There appears to be no provision to deactivate those implants - at least none that I've heard of. They would be useful while checking reciepts at the door, but it's primarily a way to check in merchandise, and then check it out when sold.
Bar codes do essentially the same job - this is really a non-contact/no-visibility version of the bar code.
The folks who are concerned about privacy feel that these implants can be read at fairly long distances (like somebody driving down their street and learning what brand of toothpaste they're using). Or, you could be scanned unobtrusively to see what brand of underwear you're wearing, and have that recorded, somehow - perhaps to direct you to the shelves selling another brand.

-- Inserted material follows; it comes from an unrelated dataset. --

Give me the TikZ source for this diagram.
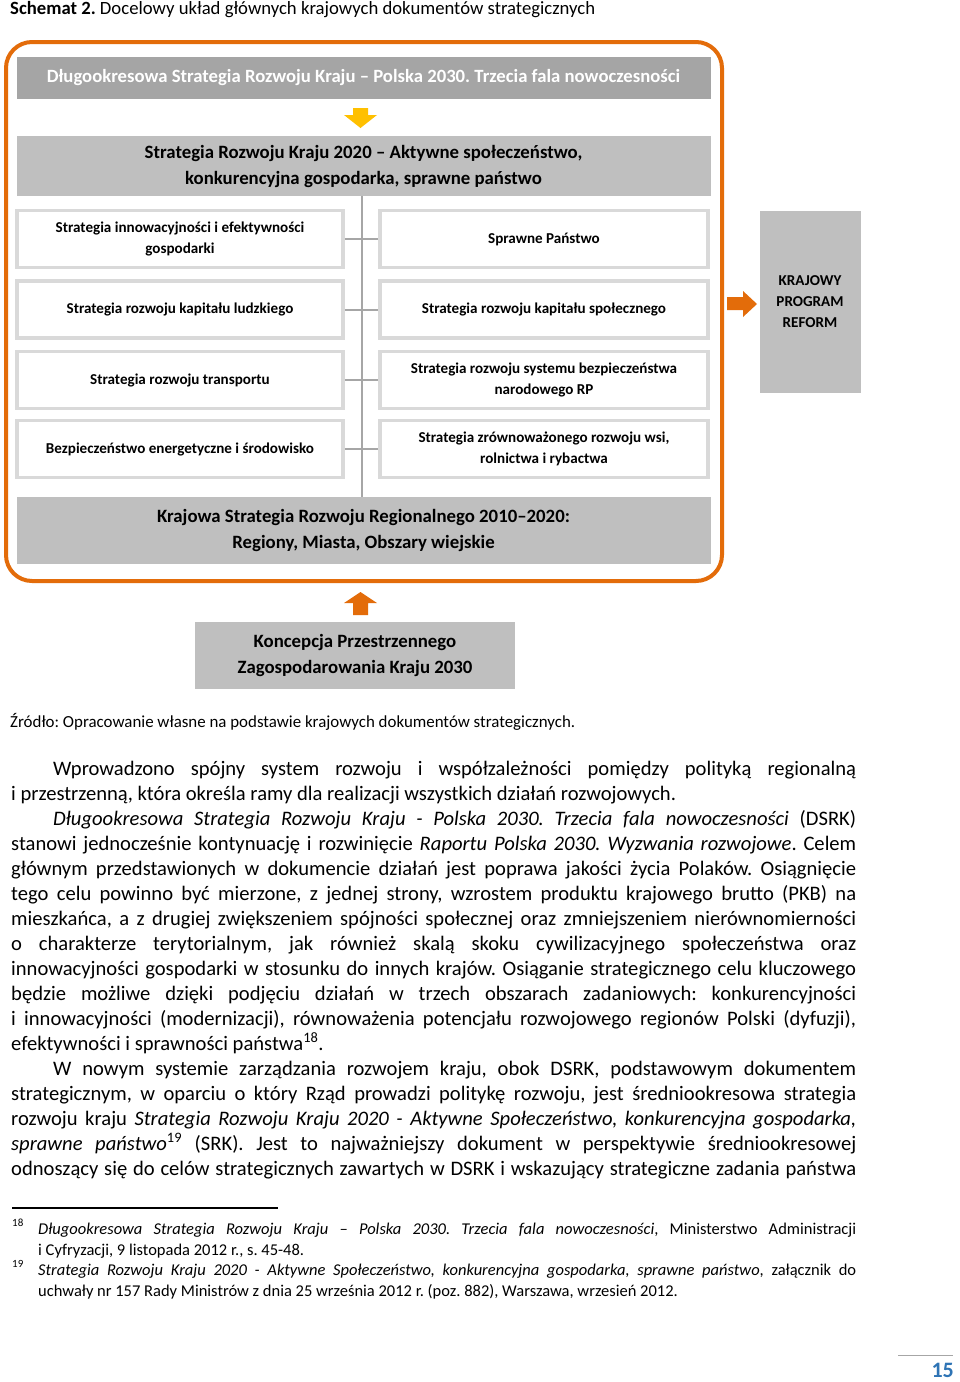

Is this an invasion of privacy? Yeah - I think so, but the grocery stores already "profile" people who use their "discount cards", and it'd be easy for the average Best Buy (for example) to record what you bought there.
Bringing that data together (I.e., combining what you by at WalMart with what you buy at Best Buy and Sears, etc.) is what bothers me.
Guess the good news is that it'll be used to target advertising, IMHO, rather than anything more nefarious.
I hope....
(Besides my rent-a-cop experience, I'm a Computer Consultant. One of my specialties is inventory control for small businesses - bar code printers & readers.)